## Required work
Pictures are not part of the copy. Retype the lines from the first one through the line that contains "const a_C11 = [0.468,0.390,0.067,0.042,0.002,0.006,0.010,0.015];".

### Dataset section ###

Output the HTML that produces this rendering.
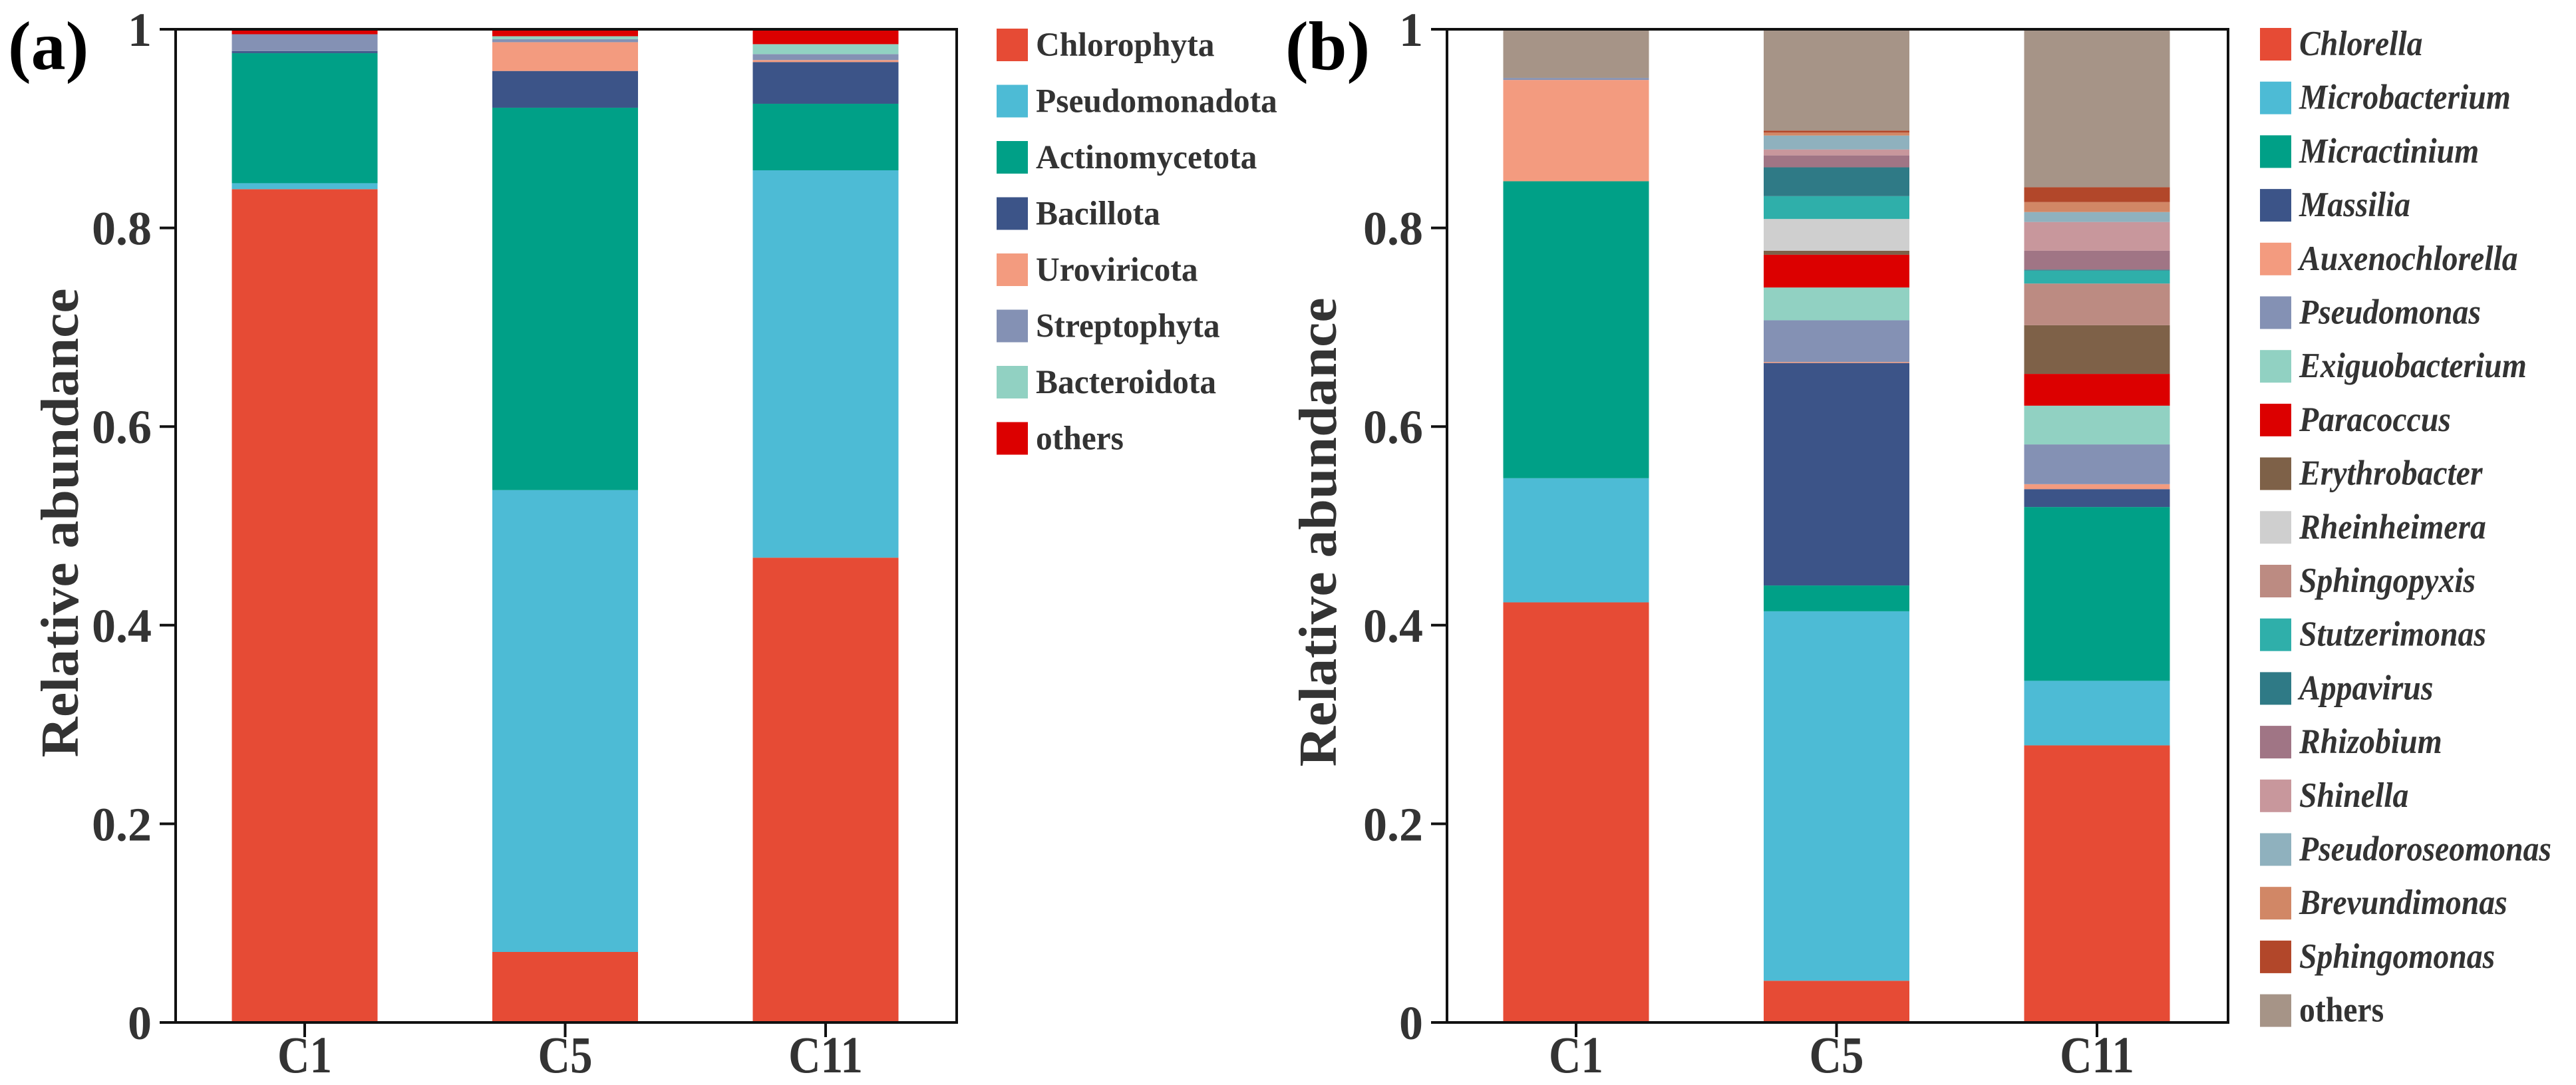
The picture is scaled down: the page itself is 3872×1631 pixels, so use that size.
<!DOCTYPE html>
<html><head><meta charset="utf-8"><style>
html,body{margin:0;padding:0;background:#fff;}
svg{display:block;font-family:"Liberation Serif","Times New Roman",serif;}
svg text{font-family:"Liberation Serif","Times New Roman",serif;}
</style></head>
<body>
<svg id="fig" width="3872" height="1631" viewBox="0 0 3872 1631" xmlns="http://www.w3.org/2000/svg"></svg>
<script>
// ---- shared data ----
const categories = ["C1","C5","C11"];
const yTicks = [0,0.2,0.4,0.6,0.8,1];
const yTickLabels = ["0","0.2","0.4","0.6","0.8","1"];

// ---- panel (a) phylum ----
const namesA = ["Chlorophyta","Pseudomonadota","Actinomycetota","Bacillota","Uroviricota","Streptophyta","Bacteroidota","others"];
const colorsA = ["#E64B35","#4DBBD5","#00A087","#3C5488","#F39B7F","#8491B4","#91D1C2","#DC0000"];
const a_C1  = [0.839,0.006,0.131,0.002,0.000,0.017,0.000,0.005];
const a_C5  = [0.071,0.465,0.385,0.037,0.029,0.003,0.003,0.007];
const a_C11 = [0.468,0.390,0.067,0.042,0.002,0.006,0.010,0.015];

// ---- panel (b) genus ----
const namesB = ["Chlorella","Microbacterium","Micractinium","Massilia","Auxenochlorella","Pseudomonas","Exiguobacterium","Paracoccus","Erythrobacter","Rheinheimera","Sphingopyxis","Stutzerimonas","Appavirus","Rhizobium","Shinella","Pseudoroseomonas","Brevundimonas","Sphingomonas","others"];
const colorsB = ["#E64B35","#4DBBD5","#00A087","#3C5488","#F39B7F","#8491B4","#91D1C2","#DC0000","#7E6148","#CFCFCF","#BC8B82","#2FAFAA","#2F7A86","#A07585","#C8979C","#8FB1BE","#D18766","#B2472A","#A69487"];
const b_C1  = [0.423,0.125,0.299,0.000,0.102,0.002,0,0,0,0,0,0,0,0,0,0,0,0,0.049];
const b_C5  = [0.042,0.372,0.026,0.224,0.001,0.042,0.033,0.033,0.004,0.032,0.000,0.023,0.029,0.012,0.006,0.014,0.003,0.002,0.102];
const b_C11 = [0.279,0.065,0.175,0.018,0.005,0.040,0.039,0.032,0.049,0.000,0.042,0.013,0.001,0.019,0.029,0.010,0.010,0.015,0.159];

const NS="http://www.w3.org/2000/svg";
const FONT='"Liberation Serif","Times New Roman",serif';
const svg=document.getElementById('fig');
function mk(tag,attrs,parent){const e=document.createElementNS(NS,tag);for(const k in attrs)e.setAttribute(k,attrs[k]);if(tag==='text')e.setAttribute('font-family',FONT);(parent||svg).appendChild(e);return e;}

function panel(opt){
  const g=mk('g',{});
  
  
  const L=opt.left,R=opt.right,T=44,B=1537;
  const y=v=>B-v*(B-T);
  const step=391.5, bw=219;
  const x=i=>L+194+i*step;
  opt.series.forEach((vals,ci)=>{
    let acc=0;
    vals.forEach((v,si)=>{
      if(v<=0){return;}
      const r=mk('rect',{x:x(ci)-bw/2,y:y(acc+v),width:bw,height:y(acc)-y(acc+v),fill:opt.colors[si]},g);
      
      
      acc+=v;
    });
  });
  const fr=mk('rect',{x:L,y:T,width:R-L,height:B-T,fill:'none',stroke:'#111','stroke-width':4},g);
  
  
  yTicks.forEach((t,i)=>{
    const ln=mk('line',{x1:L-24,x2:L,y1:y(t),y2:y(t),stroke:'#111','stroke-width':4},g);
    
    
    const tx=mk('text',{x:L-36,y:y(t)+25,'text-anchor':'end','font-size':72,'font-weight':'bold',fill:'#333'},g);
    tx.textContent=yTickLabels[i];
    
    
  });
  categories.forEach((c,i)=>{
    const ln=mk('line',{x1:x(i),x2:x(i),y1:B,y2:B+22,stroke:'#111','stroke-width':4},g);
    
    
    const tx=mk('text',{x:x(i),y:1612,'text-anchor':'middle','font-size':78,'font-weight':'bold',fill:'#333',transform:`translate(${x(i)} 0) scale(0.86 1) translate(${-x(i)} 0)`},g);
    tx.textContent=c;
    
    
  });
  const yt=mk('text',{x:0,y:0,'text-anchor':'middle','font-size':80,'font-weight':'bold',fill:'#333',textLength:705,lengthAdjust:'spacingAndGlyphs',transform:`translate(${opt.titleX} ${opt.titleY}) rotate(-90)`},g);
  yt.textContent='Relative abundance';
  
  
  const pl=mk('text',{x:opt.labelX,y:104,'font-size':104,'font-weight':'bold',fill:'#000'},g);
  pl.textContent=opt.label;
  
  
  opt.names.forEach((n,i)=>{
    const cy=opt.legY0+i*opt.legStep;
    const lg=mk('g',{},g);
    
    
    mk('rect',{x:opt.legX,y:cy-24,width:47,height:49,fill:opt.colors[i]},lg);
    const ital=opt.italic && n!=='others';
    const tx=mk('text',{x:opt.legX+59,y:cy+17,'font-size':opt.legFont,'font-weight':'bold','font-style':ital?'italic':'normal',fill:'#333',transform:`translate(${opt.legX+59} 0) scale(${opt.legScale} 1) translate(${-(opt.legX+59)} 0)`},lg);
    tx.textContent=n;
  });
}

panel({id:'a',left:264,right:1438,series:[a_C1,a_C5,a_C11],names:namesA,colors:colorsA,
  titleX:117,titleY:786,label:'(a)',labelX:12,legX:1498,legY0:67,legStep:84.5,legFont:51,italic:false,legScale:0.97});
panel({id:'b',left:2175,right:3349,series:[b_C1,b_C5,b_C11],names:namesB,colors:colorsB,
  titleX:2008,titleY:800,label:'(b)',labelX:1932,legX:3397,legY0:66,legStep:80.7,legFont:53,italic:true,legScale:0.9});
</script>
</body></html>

###

## Answer to the task
Output the HTML that produces this rendering.
The picture is scaled down: the page itself is 3872×1631 pixels, so use that size.
<!DOCTYPE html>
<html><head><meta charset="utf-8"><style>
html,body{margin:0;padding:0;background:#fff;}
svg{display:block;font-family:"Liberation Serif","Times New Roman",serif;}
svg text{font-family:"Liberation Serif","Times New Roman",serif;}
</style></head>
<body>
<svg id="fig" width="3872" height="1631" viewBox="0 0 3872 1631" xmlns="http://www.w3.org/2000/svg"></svg>
<script>
// ---- shared data ----
const categories = ["C1","C5","C11"];
const yTicks = [0,0.2,0.4,0.6,0.8,1];
const yTickLabels = ["0","0.2","0.4","0.6","0.8","1"];

// ---- panel (a) phylum ----
const namesA = ["Chlorophyta","Pseudomonadota","Actinomycetota","Bacillota","Uroviricota","Streptophyta","Bacteroidota","others"];
const colorsA = ["#E64B35","#4DBBD5","#00A087","#3C5488","#F39B7F","#8491B4","#91D1C2","#DC0000"];
const a_C1  = [0.839,0.006,0.131,0.002,0.000,0.017,0.000,0.005];
const a_C5  = [0.071,0.465,0.385,0.037,0.029,0.003,0.003,0.007];
const a_C11 = [0.468,0.390,0.067,0.042,0.002,0.006,0.010,0.015];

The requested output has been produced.